For most of the way, the convoy traveled on the newly constructed Lincoln Highway. In Western Pennsylvania, Schroth pointed out, the highway follows the same general route as the earlier Forbes Road — an actual 18th century military road that British forces used in their advance to drive out French foes occupying what is now Pittsburgh.

“Our goal is to try to follow the original route as closely as we can, wherever it is practical,” he said. “Some of it has been modernized and may include relocation of the road bed.”

Schroth missed a 2009 association convoy that retraced the 1919 trip on its 90th anniversary. He took part in later association trips along Route 66; the Alcan Highway, which connects points in Alaska and Canada; and the Bankhead Highway, which runs from D.C. to San Diego.

Close to 190 people have registered to take part in all or some of this year’s Lincoln Highway journey beginning with a Saturday departure from York, Pa., at the conclusion of the annual association convention there. After overnight stops in Gettysburg and Bedford, the convoy’s Tuesday itinerary begins with a visit to the Flight 93 National Memorial in Somerset County, from about 8 to 11 a.m. After the parade and other activities in and around Ligonier, from noon to 4 p.m., the convoy will end the day at the Ramada Greensburg Hotel and Conference Center.

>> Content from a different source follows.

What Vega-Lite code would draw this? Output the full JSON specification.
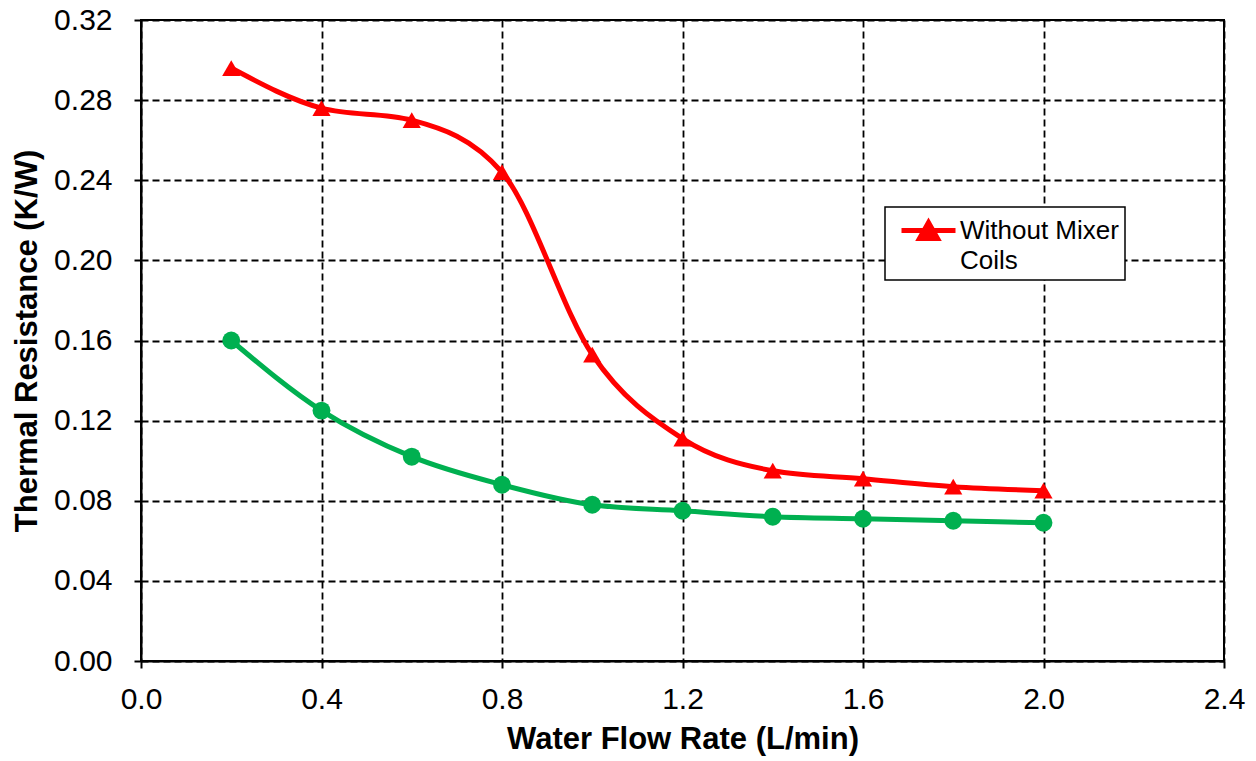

On Wednesday, it will proceed on toward East Palestine, Ohio — with one-hour stops and public displays of the vehicles at about 8 a.m. at Rossi’s Pop-Up Marketplace, next to the Walmart in North Versailles, and at about 10 a.m. at the shopping center along Route 65 in Leetsdale.

Providing support locally for the convoy are the Laurel Highlands Visitors Bureau, the Ligonier Valley Chamber of Commerce, Fort Ligonier, the Ligonier Giant Eagle and the Lincoln Highway Experience museum.

Schroth will end his stint with the modern convoy in Ohio. Others will continue on to an anticipated Sept. 14 arrival at Lincoln Park.

“It’s kind of a test for yourself and your vehicle,” Schroth said. “You’re running pretty hard. My command car is 75 years old. We rebuilt the engine, and we fixed and repaired it, but it’s still 75 years old.”